What Happened to You? by James Catchpole and Karen George
‘What happened to you?’ , ‘Was it a shark?’, ‘ A burglar? A lion?’, ‘Did it fall off?’ Every time Joe goes out, the questions are the same….what happened to his leg? But is this even a question Joe has to answer?
This wonderful pioneering story brings an equally wonderful little boy to life, who wants to be just that – a little boy who plays, has fun, pretends to be a pirate and makes friends. He does not, however, want to be asked constantly why he has only got one leg by all the children playing in the park too. Brilliantly capturing Joe’s frustration with the responses of others to his disability, the story shows how a little boy like Joe might prefer to be treated.

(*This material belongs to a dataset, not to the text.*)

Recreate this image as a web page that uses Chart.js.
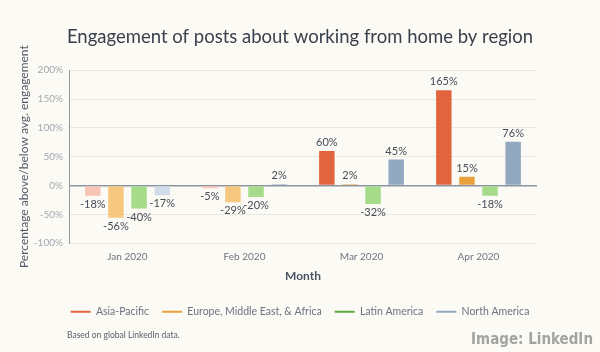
<!DOCTYPE html>
<html>
<head>
<meta charset="utf-8">
<script src="https://cdn.jsdelivr.net/npm/chart.js@4"></script>
<style>
  html, body { margin: 0; padding: 0; background: #fcfaf5; }
  #wrap { position: relative; width: 600px; height: 352px; }
</style>
</head>
<body>
<div id="wrap"><canvas id="engagementChart"></canvas></div>
<script>
// Data
const months = ["Jan 2020", "Feb 2020", "Mar 2020", "Apr 2020"];
const asiaPacific = [-18, -5, 60, 165];
const europeMEA = [-56, -29, 2, 15];
const latinAmerica = [-40, -20, -32, -18];
const northAmerica = [-17, 2, 45, 76];
const yTicks = [-100, -50, 0, 50, 100, 150, 200];

const FONT = "Lato, 'Open Sans', sans-serif";

// bars below average are drawn in a paler tint
function series(label, data, full, faded) {
  return {
    label: label,
    data: data,
    legendColor: full,
    backgroundColor: (ctx) => (ctx.raw < 0 ? faded : full),
    borderWidth: 0,
    categoryPercentage: 0.79,
    barPercentage: 0.67,
  };
}

// Labels above / below the bars
const valueLabels = {
  id: "valueLabels",
  afterDatasetsDraw(chart) {
    const ctx = chart.ctx;
    ctx.save();
    ctx.font = "11px " + FONT;
    ctx.fillStyle = "#454c57";
    ctx.textAlign = "center";
    chart.data.datasets.forEach((ds, i) => {
      chart.getDatasetMeta(i).data.forEach((bar, j) => {
        const v = ds.data[j];
        if (v >= 0) {
          ctx.textBaseline = "bottom";
          ctx.fillText(v + "%", bar.x, bar.y - 3);
        } else {
          ctx.textBaseline = "top";
          ctx.fillText(v + "%", bar.x, bar.y + 3);
        }
      });
    });
    ctx.restore();
  },
};

// Footnote and image credit
const footer = {
  id: "footer",
  afterDraw(chart) {
    const ctx = chart.ctx;
    ctx.save();
    ctx.font = "8.5px " + FONT;
    ctx.fillStyle = "#5b616b";
    ctx.textAlign = "left";
    ctx.textBaseline = "middle";
    ctx.fillText("Based on global LinkedIn data.", 67, 335);
    ctx.font = "bold 15px 'Liberation Sans Narrow', 'DejaVu Sans Condensed', sans-serif";
    ctx.fillStyle = "#a3a3a3";
    ctx.textAlign = "right";
    ctx.fillText("Image: LinkedIn", 593, 340);
    ctx.restore();
  },
};

const ctx = document.getElementById("engagementChart").getContext("2d");
new Chart(ctx, {
  type: "bar",
  data: {
    labels: months,
    datasets: [
      series("Asia-Pacific", asiaPacific, "#e2643f", "#f8c4b6"),
      series("Europe, Middle East, & Africa", europeMEA, "#e8a13c", "#f6c77e"),
      series("Latin America", latinAmerica, "#5fa73f", "#a6dc89"),
      series("North America", northAmerica, "#92a8c1", "#d1dcea"),
    ],
  },
  options: {
    responsive: true,
    maintainAspectRatio: false,
    animation: false,
    layout: { padding: { left: 0, right: 0, top: 0, bottom: 25 } },
    plugins: {
      title: {
        display: true,
        text: "Engagement of posts about working from home by region",
        color: "#3a414d",
        font: { family: FONT, size: 18.5, weight: "normal" },
        padding: { top: 26, bottom: 22 },
      },
      legend: {
        position: "bottom",
        labels: {
          usePointStyle: true,
          pointStyle: "line",
          pointStyleWidth: 20,
          padding: 13,
          color: "#6a7280",
          font: { family: FONT, size: 10.5 },
          generateLabels(chart) {
            return chart.data.datasets.map((ds, i) => ({
              text: ds.label,
              fillStyle: ds.legendColor,
              strokeStyle: ds.legendColor,
              lineWidth: 2,
              pointStyle: "line",
              fontColor: "#6a7280",
              datasetIndex: i,
              hidden: false,
            }));
          },
        },
      },
      tooltip: { enabled: false },
    },
    scales: {
      x: {
        grid: { display: false, drawTicks: false },
        border: { display: false },
        ticks: { color: "#6d7480", font: { family: FONT, size: 10 }, padding: 8 },
        title: {
          display: true,
          text: "Month",
          color: "#4a5261",
          font: { family: FONT, size: 12, weight: "bold" },
          padding: { top: -2, bottom: 10 },
        },
      },
      y: {
        min: yTicks[0],
        max: yTicks[yTicks.length - 1],
        afterBuildTicks(axis) {
          axis.ticks = yTicks.map((v) => ({ value: v }));
        },
        afterFit(scale) {
          scale.width = 69;
        },
        border: { display: true, color: "#8e97a2", width: 1 },
        grid: {
          color: (c) => (c.tick && c.tick.value === 0 ? "#8b95a1" : "#ebe8e2"),
          lineWidth: (c) => (c.tick && c.tick.value === 0 ? 1.5 : 1),
          drawTicks: false,
        },
        ticks: {
          color: "#a2a8b0",
          font: { family: FONT, size: 10 },
          padding: 6,
          callback: (v) => v + "%",
        },
        title: {
          display: true,
          text: "Percentage above/below avg. engagement",
          color: "#4f5866",
          font: { family: FONT, size: 12 },
          padding: { top: 17, bottom: 0 },
        },
      },
      // empty right-hand axis that only holds the space right of the plot
      spacer: {
        type: "linear",
        position: "right",
        display: true,
        grid: { display: false, drawTicks: false },
        border: { display: false },
        ticks: { display: false },
        afterFit(scale) {
          scale.width = 63;
        },
      },
    },
  },
  plugins: [valueLabels, footer],
});
</script>
</body>
</html>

Instead of ‘different’ – he wants to be just like any other kid. Because Joe is just like any other kid and he can climb and play and imagine, just like they can. Eventually, the children realise Joe is actually playing a fun game and they forget his leg, and join in.
Gorgeous illustrations bring the heart of the story to life perfectly, showing the active and fun-loving boy Joe is, and how the curiosity of others can be thoughtless. What Happened to You? challenges the sometimes perceived wisdom of it being ‘ok’ to ask questions about someone else’s personal situation. We would probably be quickly irritated if someone kept asking us the same personal question, so being in Joe’s position should not be any different. Why Joe has one leg is no one’s business but his own – until such time as he chooses to share it! At the back of the book, the author offers some sensible, straightforward advice for parents and carers about how best to talk to their children about disability, drawing on his own experiences which are reflected in the story.
Young readers will love Joe and his imaginary play, and I expect, won’t be too bothered by his leg – they’ll be more interested to know whether they can climb ropes and play pirates like he can! Which is the biggest strength of this story – it’s imparting some really important wisdom and empathy without seeming to do so. And the adults reading it will pick up the important message it contains and use it to start a conversation with their child, or the children they teach, at the right moment.
With thanks to Faber for sending me this book to review.